UPDATED 19:49 EST / JANUARY 28 2026

EMERGING TECH

Tesla earnings top estimates as Musk pivots company from cars to robots

Shares of Tesla Inc. rose slightly in after-hours trading today after the company beat expectations in its fiscal fourth quarter and Chief Executive Officer Elon Musk announced major changes that will shift Tesla’s identity beyond car manufacturing.

For the quarter that ended on Dec. 31, Tesla reported adjusted earnings per share of 50 cents, down from 73 cents per share in the same quarter of 2024, on revenue of $24.9 billion, down 3% year-over-year. Both figures came in ahead of the 45 cents per share and revenue of $24.78 billion expected by analysts.

Net income for the quarter came in at $840 million, driven in part by stronger-than-expected margins and record energy storage deployments. Vehicle deliveries in the quarter passed 418,000 units but were lower than the same quarter of 2024 and below investor forecasts.

For the full year, Tesla reported $94.8 billion in revenue, marking the first annual decline in the company’s history. Profits also fell from 2024 due to weaker vehicle sales in markets such as Europe and China, where competitive pressures have intensified.

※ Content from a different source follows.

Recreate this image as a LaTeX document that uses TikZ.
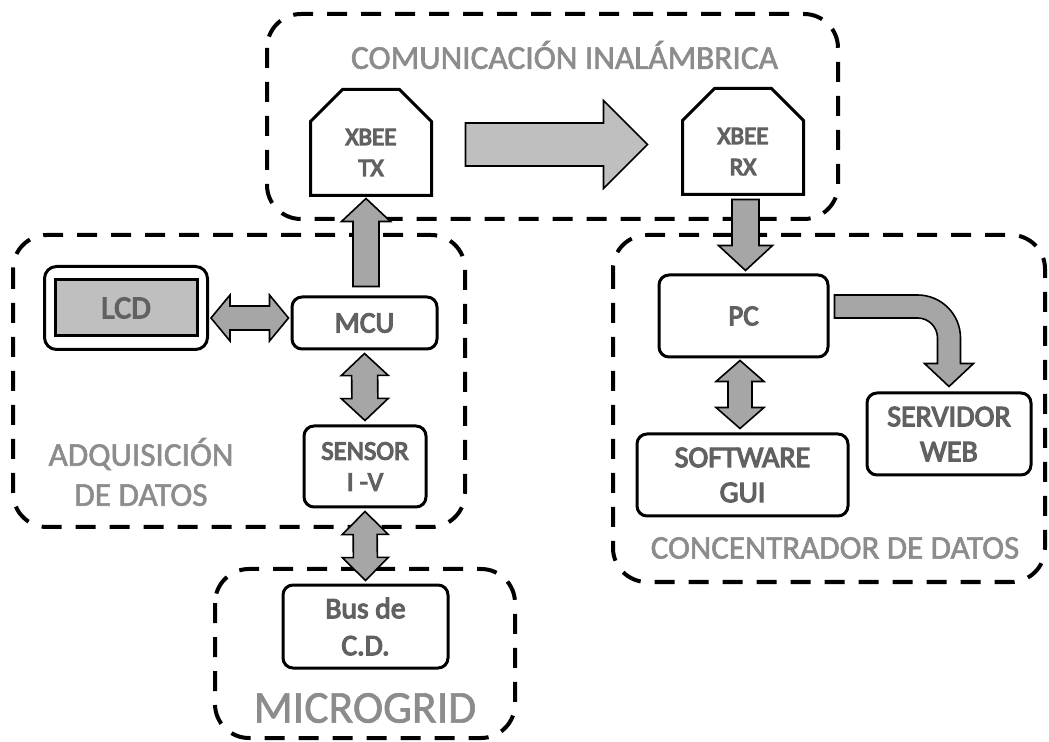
\documentclass[tikz,border=0pt]{standalone}
\usepackage{fontspec}
\setmainfont{Carlito}
\usetikzlibrary{calc,fit}
\definecolor{arrgray}{RGB}{166,166,166}
\definecolor{litegray}{RGB}{191,191,191}
\newcommand{\outlon}[1]{\special{pdf:literal direct 2 Tr #1 w}}
\newcommand{\outloff}{\special{pdf:literal direct 0 Tr}}
\tikzset{%
  blk/.style={draw, line width=1.5pt, rounded corners=5pt, align=center, text=black!62,
    execute at begin node={\outlon{0.6}}, execute at end node={\outloff}},
  xbee/.style={blk, draw=none, minimum width=59pt, minimum height=51.5pt,
    text height=33.5pt, text depth=0pt, font=\fontsize{12.5}{15.5}\selectfont},
  xbeeline/.style={line width=1.5pt, line join=miter},
  grp/.style={line width=2pt, dash pattern=on 10pt off 7pt, rounded corners=17pt},
  grplbl/.style={align=center, text=black!45,
    execute at begin node={\outlon{0.3}}, execute at end node={\outloff}},
  arr/.style={draw, fill=arrgray, line width=0.8pt, line join=miter},
  fat/.style n args={3}{arr, to path={
    ($(\tikztotarget)!#3!(\tikztostart)$) coordinate (fat-c)
    ($(\tikztostart)!#1!90:(\tikztotarget)$) -- ($(fat-c)!#1!90:(\tikztotarget)$)
    -- ($(fat-c)!#2!90:(\tikztotarget)$) -- (\tikztotarget) -- ($(fat-c)!#2!-90:(\tikztotarget)$)
    -- ($(fat-c)!#1!-90:(\tikztotarget)$) -- ($(\tikztostart)!#1!-90:(\tikztotarget)$) -- cycle}},
  dbl/.style n args={3}{arr, to path={
    ($(\tikztostart)!#3!(\tikztotarget)$) coordinate (dbl-a)
    ($(\tikztotarget)!#3!(\tikztostart)$) coordinate (dbl-b)
    (\tikztostart) -- ($(dbl-a)!#2!90:(\tikztotarget)$) -- ($(dbl-a)!#1!90:(\tikztotarget)$)
    -- ($(dbl-b)!#1!90:(\tikztotarget)$) -- ($(dbl-b)!#2!90:(\tikztotarget)$) -- (\tikztotarget)
    -- ($(dbl-b)!#2!-90:(\tikztotarget)$) -- ($(dbl-b)!#1!-90:(\tikztotarget)$)
    -- ($(dbl-a)!#1!-90:(\tikztotarget)$) -- ($(dbl-a)!#2!-90:(\tikztotarget)$) -- cycle}}
}
\begin{document}
\begin{tikzpicture}[x=0.5pt,y=0.5pt]
\useasboundingbox (0,0) rectangle (1049,-742);
% groups
\draw[grp] (267,-14) rectangle (838,-219);
\draw[grp] (13,-235) rectangle (465,-527);
\draw[grp] (613,-235) rectangle (1045,-582);
\draw[grp] (215,-569) rectangle (515,-738);
\node[grplbl, font=\fontsize{16.7}{20}\selectfont] (commlbl) at (564.5,-55) {COMUNICACIÓN INALÁMBRICA};
\node[grplbl, font=\fontsize{16.6}{20}\selectfont] (adqlbl) at (141,-472) {ADQUISICIÓN\\DE DATOS};
\node[grplbl, font=\fontsize{16.5}{20}\selectfont] (conclbl) at (835,-548) {CONCENTRADOR DE DATOS};
\node[grplbl, font=\fontsize{22.8}{27}\selectfont] (microlbl) at (365,-708) {MICROGRID};
% blocks
\node[xbee] (tx) at (371,-142.5) {XBEE\\TX};
\node[xbee] (rx) at (743,-141.5) {XBEE\\RX};
\foreach \n in {tx,rx}
  \draw[xbeeline] (\n.south west) -- ([yshift=-16pt]\n.north west) -- ([xshift=16pt]\n.north west)
    -- ([xshift=-16pt]\n.north east) -- ([yshift=-16pt]\n.north east) -- (\n.south east) -- cycle;
\node[blk, sharp corners, minimum width=71pt, minimum height=28pt, fill=litegray, font=\fontsize{16}{19}\selectfont] (lcd) at (126,-308) {LCD};
\node[draw, line width=1.5pt, rounded corners=6pt, inner xsep=4.5pt, inner ysep=6pt, fit=(lcd)] (lcdframe) {};
\node[blk, minimum width=72.5pt, minimum height=26pt, font=\fontsize{14.7}{17.6}\selectfont] (mcu) at (364.5,-323) {MCU};
\node[blk, minimum width=61pt, minimum height=40.5pt, font=\fontsize{13.4}{15.5}\selectfont] (sensor) at (365,-466.5) {SENSOR\\I -V};
\node[blk, minimum width=82.5pt, minimum height=41.5pt, font=\fontsize{14.8}{18.5}\selectfont] (bus) at (365.5,-626.5) {Bus de\\C.D.};
\node[blk, minimum width=84.5pt, minimum height=41pt, font=\fontsize{14.5}{17.4}\selectfont] (pc) at (743.5,-316) {PC};
\node[blk, minimum width=105.5pt, minimum height=41pt, font=\fontsize{15}{17.5}\selectfont] (sw) at (742.5,-475) {SOFTWARE\\GUI};
\node[blk, minimum width=82pt, minimum height=41pt, font=\fontsize{15}{17.5}\selectfont] (srv) at (949,-434) {SERVIDOR\\WEB};
% arrows
\draw[fat={10.75pt}{22pt}{22pt}, fill=litegray] ([xshift=17pt,yshift=-1pt]tx.east) to ([xshift=-17.5pt,yshift=-1.5pt]rx.west);
\draw[fat={6.5pt}{12.25pt}{11.5pt}] ([xshift=0.75pt,yshift=4.5pt]mcu.north) to ([xshift=-2.5pt,yshift=-1.5pt]tx.south);
\draw[fat={6.75pt}{13.5pt}{12.5pt}] ([xshift=1.25pt,yshift=-2.5pt]rx.south) to ([xshift=1pt,yshift=1.5pt]pc.north);
\draw[dbl={6pt}{11.5pt}{9.5pt}] ([xshift=1pt,yshift=-5pt]lcdframe.east) to ([xshift=-1pt,yshift=2.5pt]mcu.west);
\draw[dbl={6.5pt}{11.75pt}{11pt}] ([yshift=-1.5pt]mcu.south) to ([yshift=2pt]sensor.north);
\draw[dbl={6pt}{11.5pt}{11.5pt}] ([yshift=-1.5pt]sensor.south) to ([yshift=1.5pt]bus.north);
\draw[dbl={6pt}{12pt}{10.5pt}] ([xshift=-1.75pt,yshift=-1pt]pc.south) to ([xshift=-1.25pt,yshift=2pt]sw.north);
\draw[arr] let \p1=(pc.east), \p2=(srv.north) in
  (\x1+2.5pt,\y1+10.5pt) -- (\x2-15.75pt,\y1+10.5pt) arc[start angle=90,end angle=0,radius=21.5pt]
  -- (\x2+5.75pt,\y2+14pt) -- (\x2+12.25pt,\y2+14pt) -- (\x2,\y2+2.5pt) -- (\x2-12.25pt,\y2+14pt)
  -- (\x2-5.75pt,\y2+14pt) -- (\x2-5.75pt,\y1-11pt) arc[start angle=0,end angle=90,radius=10pt]
  -- (\x1+2.5pt,\y1-1pt) -- cycle;
\end{tikzpicture}
\end{document}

But car sales numbers were not the main area investors were interested in, as Elon Musk laid out on Tesla’s investor call the company’s strategic roadmap, and it was focused on robots. Musk and Tesla executives said on the call that Tesla is accelerating the company’s transformation from a traditional electric car maker into a “physical AI company.”

The shift toward robotics is starting with a restructuring of the company’s product lineup. Musk announced that Tesla is ending production of its long-running Model S and Model X vehicles.

Tesla plans to use freed-up capacity at its Fremont factory to build Optimus humanoid robots and future autonomous vehicles, effectively repositioning Fremont as a robotics and autonomous vehicle hub.

The third-generation Optimus robot is expected to be showcased in the coming months, as Tesla targets the start of production before the end of 2026 and mass-market sales projected for 2027.

Alongside its shift to robots, it was also announced that Tesla would invest $2 billion into xAI Inc., Musk’s artificial intelligence company, and tighten integration between Tesla’s AI systems and its physical products.

On the call, Musk did not shy away from acknowledging near-term headwinds, including margin pressures, supply chain risks and softer EV demand in some regions.

Tesla also forecasts significant capital expenditures in 2026 — more than $20 billion — to build out manufacturing capacity, AI compute infrastructure and robotics facilities.

Though Tesla may be shifting much of its focus to robots, it’s not abandoning vehicles altogether. It will still move forward with the Tesla Semi and the Cybercab, which are both expected to go into production in the first half of this year, along with the production of a next-generation Roadster.